It is required that the lines from the top of the listing through the line with "width=1.2, pad=21, colors='black')" be reproduced exactly, excluding pictures.

DATASET CONTENT

==*==

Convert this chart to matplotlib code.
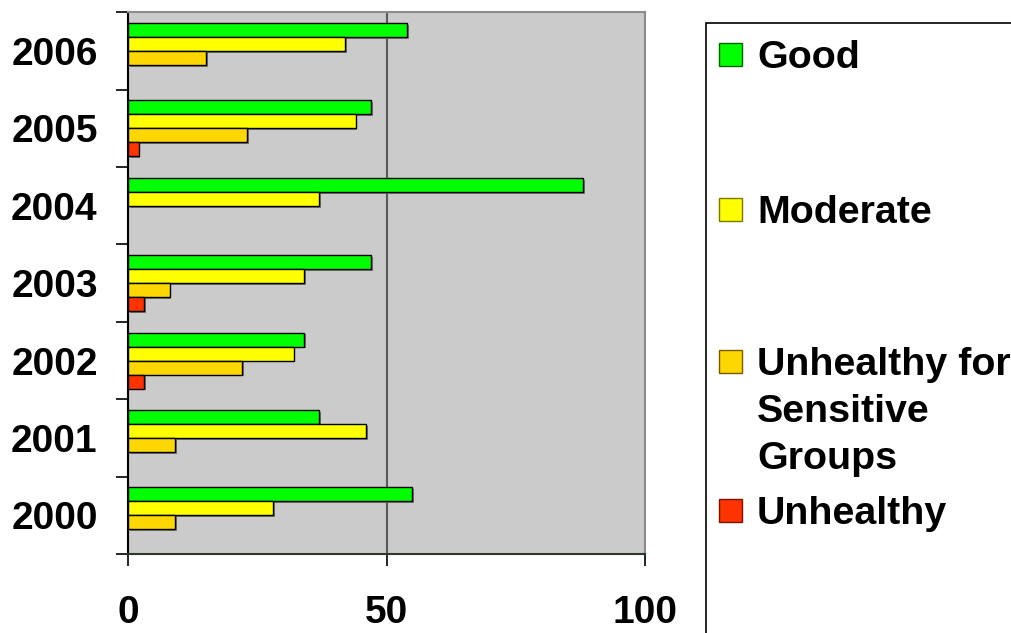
import numpy as np
import matplotlib
matplotlib.use('Agg')
import matplotlib.pyplot as plt
import matplotlib.patheffects as pe
from matplotlib.patches import Rectangle

# days per AQI category, by year
years = ['2000', '2001', '2002', '2003', '2004', '2005', '2006']
good = [55, 37, 34, 47, 88, 47, 54]
moderate = [28, 46, 32, 34, 37, 44, 42]
usg = [9, 9, 22, 8, 0, 23, 15]
unhealthy = [0, 0, 3, 3, 0, 2, 0]

series_names = ['Good', 'Moderate', 'Unhealthy for\nSensitive\nGroups', 'Unhealthy']
series_values = [good, moderate, usg, unhealthy]
colors = ['#00FF00', '#FFFF00', '#FFD700', '#FF3300']
edge_colors = ['#006600', '#7a7a00', '#7a5a00', '#7a1400']
x_ticks = [0, 50, 100]

plt.rcParams['font.family'] = ['Liberation Sans', 'DejaVu Sans']
plt.rcParams['font.weight'] = 'bold'
plt.rcParams['font.size'] = 28

W, H = 1011, 633
fig = plt.figure(figsize=(W / 100, H / 100), dpi=100)
ax = fig.add_axes([128.3 / W, 1 - 554 / H, (645 - 128.3) / W, (554 - 12.3) / H])
ax.set_facecolor('#CBCBCB')

y = np.arange(len(years))
h = 0.181
offsets = [1.5 * h, 0.5 * h, -0.5 * h, -1.5 * h]
shadow = [pe.SimplePatchShadow(offset=(1.3, -1.3), shadow_rgbFace='#777777', alpha=1), pe.Normal()]

for vals, off, c in zip(series_values, offsets, colors):
    vals = np.array(vals)
    keep = vals > 0  # no sliver for empty categories
    bars = ax.barh(y[keep] + off, vals[keep], height=h, color=c,
                   edgecolor='black', linewidth=1.0, zorder=3)
    for b in bars:
        b.set_path_effects(shadow)

ax.set_xlim(0, 100)
ax.set_ylim(-0.5, len(years) - 0.5)

ax.set_xticks(x_ticks)
ax.set_xticklabels([str(t) for t in x_ticks])
ax.tick_params(axis='x', direction='out', length=8.6, width=1.2, pad=21, colors='black')

ax.set_yticks(y)
ax.set_yticklabels(years)
ax.tick_params(axis='y', which='major', length=0, pad=22)
ax.set_yticks(np.arange(-0.5, len(years)), minor=True)
ax.tick_params(axis='y', which='minor', length=8.6, width=1.2)

ax.grid(axis='x', color='#5a5a5a', linewidth=1.5)
ax.set_axisbelow(True)

ax.spines['left'].set_color('black')
ax.spines['left'].set_linewidth(1.5)
ax.spines['bottom'].set_color('#2a3a2a')
ax.spines['bottom'].set_linewidth(1.5)
for s in ['top', 'right']:
    ax.spines[s].set_color('#8c8c8c')
    ax.spines[s].set_linewidth(1.5)

# legend panel on the right, running off the figure edge
fig.add_artist(Rectangle((706 / W, -0.1), 0.6, 1 - 22.7 / H + 0.1,
                         transform=fig.transFigure, facecolor='white',
                         edgecolor='black', linewidth=1.2, clip_on=False))

baselines = [68, 223, 375, 524]
line_step = 47
for name, c, ec, base in zip(series_names, colors, edge_colors, baselines):
    mid = base - 14
    fig.add_artist(Rectangle((719 / W, 1 - (mid + 11.5) / H), 23 / W, 23 / H,
                             transform=fig.transFigure, facecolor=c,
                             edgecolor=ec, linewidth=1.0))
    for i, line in enumerate(name.split('\n')):
        fig.text(757 / W, 1 - (base + i * line_step) / H, line,
                 va='baseline', ha='left', fontsize=28.4, fontweight='bold')

fig.savefig('out.png', dpi=100)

==*==

RESULT OF THIS EXERCISE
Convert this chart to matplotlib code.
import numpy as np
import matplotlib
matplotlib.use('Agg')
import matplotlib.pyplot as plt
import matplotlib.patheffects as pe
from matplotlib.patches import Rectangle

# days per AQI category, by year
years = ['2000', '2001', '2002', '2003', '2004', '2005', '2006']
good = [55, 37, 34, 47, 88, 47, 54]
moderate = [28, 46, 32, 34, 37, 44, 42]
usg = [9, 9, 22, 8, 0, 23, 15]
unhealthy = [0, 0, 3, 3, 0, 2, 0]

series_names = ['Good', 'Moderate', 'Unhealthy for\nSensitive\nGroups', 'Unhealthy']
series_values = [good, moderate, usg, unhealthy]
colors = ['#00FF00', '#FFFF00', '#FFD700', '#FF3300']
edge_colors = ['#006600', '#7a7a00', '#7a5a00', '#7a1400']
x_ticks = [0, 50, 100]

plt.rcParams['font.family'] = ['Liberation Sans', 'DejaVu Sans']
plt.rcParams['font.weight'] = 'bold'
plt.rcParams['font.size'] = 28

W, H = 1011, 633
fig = plt.figure(figsize=(W / 100, H / 100), dpi=100)
ax = fig.add_axes([128.3 / W, 1 - 554 / H, (645 - 128.3) / W, (554 - 12.3) / H])
ax.set_facecolor('#CBCBCB')

y = np.arange(len(years))
h = 0.181
offsets = [1.5 * h, 0.5 * h, -0.5 * h, -1.5 * h]
shadow = [pe.SimplePatchShadow(offset=(1.3, -1.3), shadow_rgbFace='#777777', alpha=1), pe.Normal()]

for vals, off, c in zip(series_values, offsets, colors):
    vals = np.array(vals)
    keep = vals > 0  # no sliver for empty categories
    bars = ax.barh(y[keep] + off, vals[keep], height=h, color=c,
                   edgecolor='black', linewidth=1.0, zorder=3)
    for b in bars:
        b.set_path_effects(shadow)

ax.set_xlim(0, 100)
ax.set_ylim(-0.5, len(years) - 0.5)

ax.set_xticks(x_ticks)
ax.set_xticklabels([str(t) for t in x_ticks])
ax.tick_params(axis='x', direction='out', length=8.6, width=1.2, pad=21, colors='black')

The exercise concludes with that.